Start at the line where "Output the component" appears and end at the line where "import * as" appears; repeat those lines exactly, both ends included, leaving pictures behind.

[Start The input]

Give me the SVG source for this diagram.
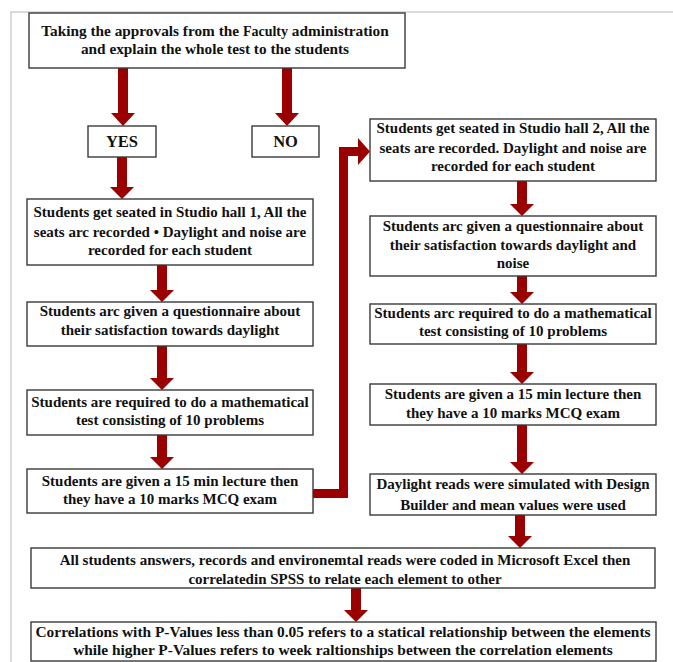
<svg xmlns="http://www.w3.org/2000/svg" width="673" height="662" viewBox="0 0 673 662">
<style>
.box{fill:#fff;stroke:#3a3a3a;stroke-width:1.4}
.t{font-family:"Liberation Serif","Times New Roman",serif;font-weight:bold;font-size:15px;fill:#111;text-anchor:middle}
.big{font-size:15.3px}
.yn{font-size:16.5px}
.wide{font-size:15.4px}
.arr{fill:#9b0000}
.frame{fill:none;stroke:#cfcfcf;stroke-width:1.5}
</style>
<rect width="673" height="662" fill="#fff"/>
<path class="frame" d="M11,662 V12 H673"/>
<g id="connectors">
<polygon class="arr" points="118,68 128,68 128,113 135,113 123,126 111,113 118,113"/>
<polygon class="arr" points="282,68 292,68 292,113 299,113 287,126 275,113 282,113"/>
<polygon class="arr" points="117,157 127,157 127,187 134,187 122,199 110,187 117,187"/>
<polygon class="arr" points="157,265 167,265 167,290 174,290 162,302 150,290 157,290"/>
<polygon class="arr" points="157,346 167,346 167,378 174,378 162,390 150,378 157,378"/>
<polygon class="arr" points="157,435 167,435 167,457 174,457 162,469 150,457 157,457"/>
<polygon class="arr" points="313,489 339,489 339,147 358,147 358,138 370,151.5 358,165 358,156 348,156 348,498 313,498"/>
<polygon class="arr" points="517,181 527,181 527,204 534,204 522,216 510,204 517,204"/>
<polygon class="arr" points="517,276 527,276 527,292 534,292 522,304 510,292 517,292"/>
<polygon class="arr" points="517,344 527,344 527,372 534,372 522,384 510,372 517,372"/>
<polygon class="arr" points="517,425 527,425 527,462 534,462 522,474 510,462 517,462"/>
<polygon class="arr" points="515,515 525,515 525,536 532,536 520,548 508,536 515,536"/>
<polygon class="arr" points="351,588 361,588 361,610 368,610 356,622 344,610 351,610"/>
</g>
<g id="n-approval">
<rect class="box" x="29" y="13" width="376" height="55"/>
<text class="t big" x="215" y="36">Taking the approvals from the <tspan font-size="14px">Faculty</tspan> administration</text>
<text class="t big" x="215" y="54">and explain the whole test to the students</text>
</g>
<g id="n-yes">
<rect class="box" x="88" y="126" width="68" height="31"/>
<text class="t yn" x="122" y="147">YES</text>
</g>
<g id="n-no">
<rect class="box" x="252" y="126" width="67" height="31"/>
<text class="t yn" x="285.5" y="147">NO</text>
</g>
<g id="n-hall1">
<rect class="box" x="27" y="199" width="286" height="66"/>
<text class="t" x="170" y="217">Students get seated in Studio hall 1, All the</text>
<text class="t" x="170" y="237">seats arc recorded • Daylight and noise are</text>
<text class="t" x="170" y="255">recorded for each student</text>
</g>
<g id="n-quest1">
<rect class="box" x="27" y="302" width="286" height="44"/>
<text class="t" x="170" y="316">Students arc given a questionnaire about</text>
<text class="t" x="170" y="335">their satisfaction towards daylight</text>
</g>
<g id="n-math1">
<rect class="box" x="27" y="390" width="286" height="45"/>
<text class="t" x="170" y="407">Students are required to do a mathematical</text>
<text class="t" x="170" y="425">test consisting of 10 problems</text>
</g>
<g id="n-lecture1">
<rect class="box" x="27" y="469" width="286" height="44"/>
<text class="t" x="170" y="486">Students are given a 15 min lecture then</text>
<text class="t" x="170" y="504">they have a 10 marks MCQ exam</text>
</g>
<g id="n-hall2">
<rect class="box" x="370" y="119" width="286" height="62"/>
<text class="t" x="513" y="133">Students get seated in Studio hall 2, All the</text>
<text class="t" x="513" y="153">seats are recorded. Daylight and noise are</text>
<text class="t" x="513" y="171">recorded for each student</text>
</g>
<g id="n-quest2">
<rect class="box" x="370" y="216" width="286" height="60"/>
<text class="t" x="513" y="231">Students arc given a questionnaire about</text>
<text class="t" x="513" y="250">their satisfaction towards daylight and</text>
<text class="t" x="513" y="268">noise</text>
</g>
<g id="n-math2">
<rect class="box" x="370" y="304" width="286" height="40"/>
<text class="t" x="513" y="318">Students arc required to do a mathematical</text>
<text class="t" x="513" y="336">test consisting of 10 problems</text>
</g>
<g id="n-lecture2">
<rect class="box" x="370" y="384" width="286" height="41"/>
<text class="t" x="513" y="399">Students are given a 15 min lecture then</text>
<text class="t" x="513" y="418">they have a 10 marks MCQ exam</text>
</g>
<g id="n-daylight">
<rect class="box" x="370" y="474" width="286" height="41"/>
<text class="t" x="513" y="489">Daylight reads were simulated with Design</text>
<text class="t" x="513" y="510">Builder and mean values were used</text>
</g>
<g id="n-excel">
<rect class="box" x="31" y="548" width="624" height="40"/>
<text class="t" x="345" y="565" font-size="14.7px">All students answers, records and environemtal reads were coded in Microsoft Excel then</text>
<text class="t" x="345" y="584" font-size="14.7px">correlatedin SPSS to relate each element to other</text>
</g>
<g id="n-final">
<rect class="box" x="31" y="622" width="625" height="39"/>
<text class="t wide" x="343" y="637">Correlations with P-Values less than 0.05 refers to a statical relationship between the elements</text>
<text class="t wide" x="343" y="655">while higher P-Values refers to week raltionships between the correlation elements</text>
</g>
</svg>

[End The input]
[Start The input]

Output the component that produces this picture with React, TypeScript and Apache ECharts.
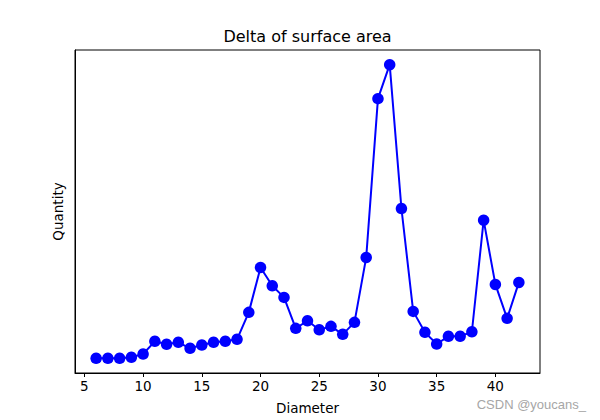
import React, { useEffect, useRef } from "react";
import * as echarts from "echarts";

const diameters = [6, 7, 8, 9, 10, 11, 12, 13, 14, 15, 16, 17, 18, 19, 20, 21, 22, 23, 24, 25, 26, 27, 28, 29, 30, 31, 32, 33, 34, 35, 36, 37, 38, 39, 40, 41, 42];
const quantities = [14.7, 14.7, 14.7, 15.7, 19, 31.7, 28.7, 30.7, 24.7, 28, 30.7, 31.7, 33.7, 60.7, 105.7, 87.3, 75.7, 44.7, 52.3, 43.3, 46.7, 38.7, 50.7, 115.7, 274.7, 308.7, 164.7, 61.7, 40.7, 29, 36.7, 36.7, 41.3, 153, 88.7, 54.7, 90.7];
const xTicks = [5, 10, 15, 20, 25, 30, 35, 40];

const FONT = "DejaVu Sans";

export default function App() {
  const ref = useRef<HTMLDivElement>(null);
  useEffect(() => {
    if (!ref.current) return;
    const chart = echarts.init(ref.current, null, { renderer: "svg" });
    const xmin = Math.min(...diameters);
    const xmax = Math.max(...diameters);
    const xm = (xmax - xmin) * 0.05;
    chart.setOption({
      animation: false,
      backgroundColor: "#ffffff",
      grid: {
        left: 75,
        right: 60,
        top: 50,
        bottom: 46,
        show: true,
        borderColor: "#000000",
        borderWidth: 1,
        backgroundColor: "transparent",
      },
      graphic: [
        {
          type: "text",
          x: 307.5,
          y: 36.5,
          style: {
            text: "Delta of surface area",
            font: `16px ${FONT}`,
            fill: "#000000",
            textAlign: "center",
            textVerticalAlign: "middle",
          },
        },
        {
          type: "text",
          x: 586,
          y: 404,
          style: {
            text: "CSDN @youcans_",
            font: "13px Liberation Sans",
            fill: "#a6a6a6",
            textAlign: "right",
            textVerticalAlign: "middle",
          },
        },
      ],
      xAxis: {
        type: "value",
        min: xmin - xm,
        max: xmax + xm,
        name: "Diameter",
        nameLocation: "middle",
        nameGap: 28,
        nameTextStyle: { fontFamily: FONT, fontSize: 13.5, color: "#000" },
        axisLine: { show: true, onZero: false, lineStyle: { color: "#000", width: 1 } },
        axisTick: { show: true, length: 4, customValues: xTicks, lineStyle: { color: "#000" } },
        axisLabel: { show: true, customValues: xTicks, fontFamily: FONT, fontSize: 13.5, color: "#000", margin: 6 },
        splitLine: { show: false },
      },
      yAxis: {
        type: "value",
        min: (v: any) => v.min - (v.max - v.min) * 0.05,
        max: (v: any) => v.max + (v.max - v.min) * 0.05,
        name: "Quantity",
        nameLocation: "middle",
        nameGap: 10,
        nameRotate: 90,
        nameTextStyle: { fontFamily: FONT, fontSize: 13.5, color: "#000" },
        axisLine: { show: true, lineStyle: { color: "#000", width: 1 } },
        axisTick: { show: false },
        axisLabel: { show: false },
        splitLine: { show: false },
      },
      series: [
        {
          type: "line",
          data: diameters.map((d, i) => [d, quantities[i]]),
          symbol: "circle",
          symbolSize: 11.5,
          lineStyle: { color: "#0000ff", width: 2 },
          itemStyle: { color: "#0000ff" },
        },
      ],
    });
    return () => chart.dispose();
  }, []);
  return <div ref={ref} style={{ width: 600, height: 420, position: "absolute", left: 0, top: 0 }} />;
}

[End The input]

### Task answer
Output the component that produces this picture with React, TypeScript and Apache ECharts.
import React, { useEffect, useRef } from "react";
import * as echarts from "echarts";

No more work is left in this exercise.